Contexto de la obra:
Crónica de una muerte anunciada fue publicada en 1981, cuando Gabriel García Márquez ya era una figura consagrada de la literatura latinoamericana. Aunque suele incluirse dentro del universo del realismo mágico, esta novela se mueve en un registro distinto: más sobrio, más periodístico, más afilado. Está inspirada en un hecho real ocurrido en Sucre, Colombia, en 1951, donde un joven fue asesinado públicamente por motivos de “honor”.
García Márquez, quien conocía al muerto y vivió en ese pueblo durante su juventud, reconstruye el suceso desde múltiples voces, como si recogiera fragmentos de memoria dispersos por el viento. No es una historia contada hacia adelante, sino hacia atrás: el lector sabe desde la primera línea que Santiago Nasar morirá, y aun así la tensión crece porque la tragedia se desarrolla como un engranaje inevitable.
La novela explora la fuerza social de los rituales, la violencia sostenida por la costumbre, la responsabilidad colectiva y la fragilidad de la verdad. Su estructura, casi de reportaje, convive con una atmósfera profundamente poética: García Márquez escribe una crónica, sí, pero también un sueño febril donde el destino camina junto al asesino y la víctima desde mucho antes del crimen.
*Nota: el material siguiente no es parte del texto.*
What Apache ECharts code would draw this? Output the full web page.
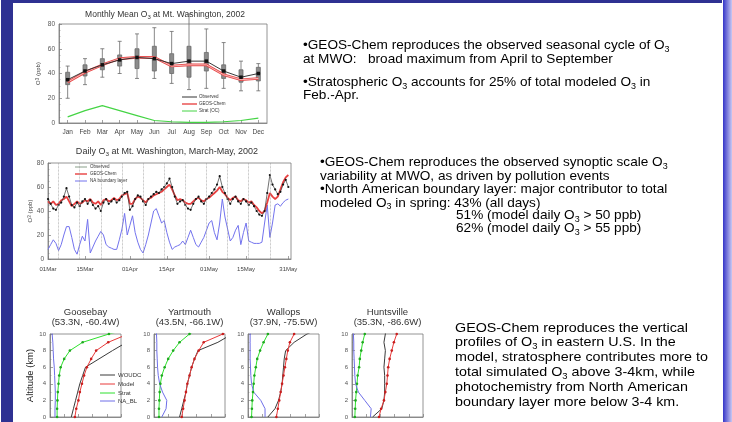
<!DOCTYPE html>
<html><head><meta charset="utf-8">
<script src="https://cdn.jsdelivr.net/npm/echarts@6/dist/echarts.min.js"></script>
<style>html,body{margin:0;padding:0;background:#fff}#c{width:732px;height:422px}</style>
</head><body><div id="c"></div>
<script>
// ---------- Monthly mean chart ----------
const months = ['Jan','Feb','Mar','Apr','May','Jun','Jul','Aug','Sep','Oct','Nov','Dec'];
const monthObs   = [35,42,47,51,53,52,48,50,50,42,37,40];
const monthModel = [33,41,47,52,53,53,46,47,47,39,35,36];
const monthStrat = [5,10,14,10,6,2,1,0.5,0.5,1,2,4];
// [min, q1, median, q3, max]
const monthBox = [
  [20,31,35,41,46],[31,38,42,47,52],[37,43,47,52,60],[40,46,51,55,66],
  [36,44,53,60,72],[36,42,52,62,77],[32,40,48,56,74],[27,37,50,62,88],
  [28,42,50,57,76],[28,36,42,47,65],[26,33,37,43,50],[26,34,40,45,48]
];

// ---------- Daily chart (day 0 = 01 Mar) ----------
const tickDays   = [0,14,31,45,61,75,91];
const tickLabels = ['01Mar','15Mar','01Apr','15Apr','01May','15May','31May'];
const weekDays   = [4,12,20,28,36,44,52,60,68,76,84];
const dailyObs = [50,46,42,41,45,47,52,59,52,45, 43,47,44,48,50,46,49,45,42,44,
  40,47,50,46,48,50,47,49,52,55, 56,41,44,50,53,52,48,45,50,52,
  54,56,55,58,60,63,67,60,52,46, 48,49,45,42,41,46,50,52,48,46,
  50,52,55,58,62,69,60,55,50,46, 50,52,48,46,50,48,45,47,44,40,
  37,36,40,55,70,62,58,54,56,62, 66,60];
const dailyModel = [48,46,48,45,46,49,50,52,48,44, 46,48,46,47,49,48,50,47,46,48,
  45,49,50,48,49,51,49,50,53,54, 55,46,46,50,52,51,49,47,50,51,
  53,54,55,56,58,60,62,58,53,49, 50,49,47,46,46,48,50,51,49,48,
  50,51,53,55,57,60,56,54,51,49, 51,52,49,48,50,49,47,48,45,43,
  40,38,40,47,55,52,50,52,58,64, 68,70];
const dailyNABL = [8,12,16,13,7,12,20,27,27,18, 8,4,12,19,15,33,5,10,15,19,
  23,20,12,10,9,8,8,16,25,38, 20,28,36,22,14,8,5,12,20,30,
  40,42,36,30,32,22,14,8,10,11, 12,15,12,18,24,18,12,10,14,18,
  24,30,32,22,16,30,50,35,25,15, 18,24,28,12,22,30,15,14,13,13,
  13,14,30,45,18,30,45,46,44,47, 49,50];

// ---------- Vertical profiles ----------
const altKm = [0,1,2,3,4,5,6,7,8,9,10,11];
const stations = ['Goosebay','Yartmouth','Wallops','Huntsville'];
const stationCoords = ['(53.3N, -60.4W)','(43.5N, -66.1W)','(37.9N, -75.5W)','(35.3N, -86.6W)'];
const profObs = [
  [30,33,36,39,42,46,50,69,88,108,125,140],
  [36,39,42,45,47,50,53,57,62,90,110,130],
  [28,38,43,46,48,49,50,51,53,65,83,110],
  [29,42,45,46,46,46,45,46,47,45,47,48]];
const profModel = [
  [35,37,40,42,45,48,52,58,65,82,110,130],
  [39,41,43,45,47,50,53,57,63,70,97,120],
  [40,42,44,46,48,50,52,54,56,59,65,70],
  [38,41,45,47,49,50,51,53,56,59,63,67]];
const profStrat = [
  [10,10,10.5,11,12,13,15,20,28,46,83,130],
  [7,7,7.5,8,9,11,15,20,27,36,50,70],
  [5,5.5,6,7,8,9,11,13,17,22,28,34],
  [4,4.5,5,6,7,8,10,11,13,15,18,21]];
const profNABL = [
  [7,7,7.5,7.5,7,6.5,6,5,4.5,4,3,2],
  [11,17,18,12,8,6,5,4.5,4,4,3.5,3],
  [24,24,18,8,5,4,3.5,3,3,3,3,3],
  [26,27,18,9,5,4,3.5,3,2.5,2.5,2,2]];
const profLegend = ['WOUDC','Model','Strat','NA_BL'];

const FF = '"Liberation Sans", Arial, Helvetica, sans-serif';
const AX = '#7a7a7a', LBL = '#555';
const profLeft = [50,154,248,352];
const profColors = ['#3a3a3a','#e83a3a','#2ee02e','#6e6ee8'];

const chart = echarts.init(document.getElementById('c'));

function axisCommon(extra){
  return Object.assign({
    axisLine:{show:true,lineStyle:{color:AX,width:0.8}},
    axisTick:{show:true,inside:true,length:3,lineStyle:{color:AX,width:0.7}},
    axisLabel:{color:LBL,fontSize:6.5,fontFamily:FF,margin:4},
    splitLine:{show:false}
  }, extra);
}

const grids = [
  {left:59, top:24, width:208, height:99},
  {left:48, top:163, width:243, height:96}
];
profLeft.forEach(l=>grids.push({left:l, top:334, width:71, height:83}));
grids.forEach(g=>{g.show=true;g.borderColor=AX;g.borderWidth=0.8;g.containLabel=false;});

const xAxes = [
  axisCommon({type:'category', gridIndex:0, data:months, boundaryGap:true,
    axisTick:{show:true,inside:true,alignWithLabel:true,length:3,lineStyle:{color:AX,width:0.7}},
    axisLabel:{color:'#444',fontSize:6.5,fontFamily:FF,margin:6}}),
  axisCommon({type:'value', gridIndex:1, min:0, max:92,
    axisTick:{show:true,inside:true,length:3,customValues:tickDays,lineStyle:{color:AX,width:0.7}},
    axisLabel:{color:'#444',fontSize:6,fontFamily:FF,margin:7,customValues:tickDays,
      formatter:v=>tickLabels[tickDays.indexOf(v)] || ''}})
];
const yAxes = [
  axisCommon({type:'value', gridIndex:0, min:0, max:80, interval:20,
    minorTick:{show:true,splitNumber:4,length:1.5,lineStyle:{color:AX,width:0.5}},
    name:'O{s|3} (ppb)', nameLocation:'middle', nameGap:18,
    nameTextStyle:{color:'#444',fontSize:6,fontFamily:FF,rich:{s:{fontSize:4.5,fontFamily:FF,color:'#444'}}}}),
  axisCommon({type:'value', gridIndex:1, min:0, max:80, interval:20,
    minorTick:{show:true,splitNumber:4,length:1.5,lineStyle:{color:AX,width:0.5}},
    name:'O{s|3} (ppb)', nameLocation:'middle', nameGap:15,
    nameTextStyle:{color:'#444',fontSize:6,fontFamily:FF,rich:{s:{fontSize:4.5,fontFamily:FF,color:'#444'}}}})
];
profLeft.forEach((l,i)=>{
  xAxes.push(axisCommon({type:'value', gridIndex:i+2, min:0, max:100, interval:20,
    axisLabel:{show:false}}));
  yAxes.push(axisCommon({type:'value', gridIndex:i+2, min:0, max:10, interval:2,
    minorTick:{show:true,splitNumber:2,length:1.5,lineStyle:{color:AX,width:0.5}},
    axisLabel:{color:LBL,fontSize:6,fontFamily:FF,margin:4},
    name: i===0 ? 'Altitude (km)' : '', nameLocation:'middle', nameGap:14,
    nameTextStyle:{color:'#222',fontSize:9.5,fontFamily:FF}}));
});

const series = [
  {type:'boxplot', xAxisIndex:0, yAxisIndex:0, data:monthBox, boxWidth:[4,4],
    itemStyle:{color:'#8c8c8c', borderColor:'#6a6a6a', borderWidth:0.8}, silent:true},
  {type:'line', name:'Observed', xAxisIndex:0, yAxisIndex:0, data:monthObs,
    lineStyle:{color:'#222',width:0.9}, itemStyle:{color:'#111'}, symbol:'rect', symbolSize:3.5, z:5},
  {type:'line', name:'GEOS-Chem', xAxisIndex:0, yAxisIndex:0, data:monthModel,
    lineStyle:{color:'#e84848',width:2.6}, symbol:'none', z:4},
  {type:'line', xAxisIndex:0, yAxisIndex:0, data:monthModel,
    lineStyle:{color:'#f7c4c4',width:0.9}, symbol:'none', z:4},
  {type:'line', name:'Strat (OC)', xAxisIndex:0, yAxisIndex:0, data:monthStrat,
    lineStyle:{color:'#44d444',width:1.2}, symbol:'none'},
  {type:'line', name:'NA boundary layer', xAxisIndex:1, yAxisIndex:1,
    data:dailyNABL.map((v,i)=>[i,v]), lineStyle:{color:'#7373ee',width:1}, symbol:'none',
    markLine:{silent:true, symbol:['none','none'], label:{show:false},
      lineStyle:{type:'dotted',color:'#9a9a9a',width:0.7},
      data:weekDays.map(d=>({xAxis:d}))}},
  {type:'line', name:'GEOS-Chem ', xAxisIndex:1, yAxisIndex:1,
    data:dailyModel.map((v,i)=>[i,v]), lineStyle:{color:'#e84040',width:1.8}, symbol:'none'},
  {type:'line', name:'Observed ', xAxisIndex:1, yAxisIndex:1,
    data:dailyObs.map((v,i)=>[i,v]), lineStyle:{color:'#333',width:0.7},
    symbol:'circle', symbolSize:2.2, itemStyle:{color:'#111'}}
];
const profSets = [profObs, profModel, profStrat, profNABL];
stations.forEach((s,i)=>{
  profSets.forEach((set,k)=>{
    series.push({type:'line', name:s+' '+profLegend[k], xAxisIndex:i+2, yAxisIndex:i+2,
      data:set[i].map((v,j)=>[v,altKm[j]]),
      lineStyle:{color:profColors[k],width:1},
      symbol:(k===1||k===2)?'circle':'none', symbolSize:2.6,
      itemStyle:{color:k===1?'#c81e1e':'#1fa81f'}});
  });
});

// ---------- Slide decoration and texts ----------
function para(x,y,text,lh,size,sx){
  return {type:'text', x:x, y:y, scaleX:sx, silent:true,
    style:{text:text, fontSize:size, fontFamily:FF, fill:'#000', lineHeight:lh,
      rich:{s:{fontSize:size*0.66,fontFamily:FF,fill:'#000',verticalAlign:'middle',
        lineHeight:lh,padding:[8,0,0,0]}}}};
}
function smallText(x,y,text,size,align,sx){
  return {type:'text', x:x, y:y, scaleX:sx||1, silent:true,
    style:{text:text, fontSize:size, fontFamily:FF, fill:'#333', align:align||'center', verticalAlign:'middle',
      rich:{s:{fontSize:size*0.7,fontFamily:FF,fill:'#333',verticalAlign:'bottom',lineHeight:size+3}}}};
}
function legLine(x1,x2,y,color,w){
  return {type:'line', silent:true, shape:{x1:x1,y1:y,x2:x2,y2:y}, style:{stroke:color,lineWidth:w||1}};
}
const graphics = [
  {type:'rect', shape:{x:1,y:0,width:12,height:422}, style:{fill:'#2e3192'}, silent:true},
  {type:'rect', shape:{x:13,y:0,width:709,height:3}, style:{fill:'#2e3192'}, silent:true},
  {type:'rect', shape:{x:723,y:0,width:9,height:422}, silent:true,
    style:{fill:new echarts.graphic.LinearGradient(0,0,1,0,[{offset:0,color:'#3434c8'},{offset:1,color:'#c8c8f2'}])}},
  smallText(165,15,'Monthly Mean O{s|3} at Mt. Washington, 2002',8.5),
  smallText(167,152,'Daily O{s|3} at Mt. Washington, March-May, 2002',8.5,'center',1.06),
  legLine(182,197,97,'#333'), legLine(182,197,104,'#e84848',1.4), legLine(182,197,111,'#44d444'),
  smallText(199,97,'Observed',4.5,'left'), smallText(199,104,'GEOS-Chem',4.5,'left'), smallText(199,111,'Strat (OC)',4.5,'left'),
  legLine(75,87,167,'#8aa08a'), legLine(75,87,174,'#e84040',1.4), legLine(75,87,181,'#7373ee'),
  smallText(90,167,'Observed',4.5,'left'), smallText(90,174,'GEOS-Chem',4.5,'left'), smallText(90,181,'NA boundary layer',4.5,'left'),
  legLine(100,115,375,profColors[0]), legLine(100,115,384,profColors[1]), legLine(100,115,393,profColors[2]), legLine(100,115,401,profColors[3]),
  smallText(118,375,'WOUDC',6,'left'), smallText(118,384,'Model',6,'left'), smallText(118,393,'Strat',6,'left'), smallText(118,401,'NA_BL',6,'left'),
  para(303,39.3,'•GEOS-Chem reproduces the observed seasonal cycle of O{s|3}\nat MWO:   broad maximum from April to September',13.3,12.6,1.08),
  para(303,76.3,'•Stratospheric O{s|3} accounts for 25% of total modeled O{s|3} in\nFeb.-Apr.',13,12.6,1.08),
  para(320,156.3,'•GEOS-Chem reproduces the observed synoptic scale O{s|3}\nvariability at MWO, as driven by pollution events\n•North American boundary layer: major contributor to total\nmodeled O{s|3} in spring: 43% (all days)',13.4,12.6,1.08),
  para(456,209.7,'51% (model daily O{s|3} > 50 ppb)\n62% (model daily O{s|3} > 55 ppb)',12.5,12.6,1.08),
  para(455,320.6,'GEOS-Chem reproduces the vertical\nprofiles of O{s|3} in eastern U.S. In the\nmodel, stratosphere contributes more to\ntotal simulated O{s|3} above 3-4km, while\nphotochemistry from North American\nboundary layer more below 3-4 km.',14.8,13.2,1.085)
];
stations.forEach((s,i)=>{
  const cx = profLeft[i]+35.5;
  graphics.push(smallText(cx,313,s,8.5,'center',1.12));
  graphics.push(smallText(cx,323,stationCoords[i],8.5,'center',1.12));
});

chart.setOption({
  animation:false,
  backgroundColor:'#fff',
  grid:grids, xAxis:xAxes, yAxis:yAxes, series:series, graphic:graphics
});
</script></body></html>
Es una obra corta, pero con la densidad moral y humana de una tragedia griega, trasladada al calor de un pueblo caribeño donde el tiempo parece circular en lugar de avanzar. Cada lectura revela nuevas capas: la complicidad silenciosa del pueblo, la ironía de la fatalidad, la pregunta eterna de si la muerte podría haberse evitado.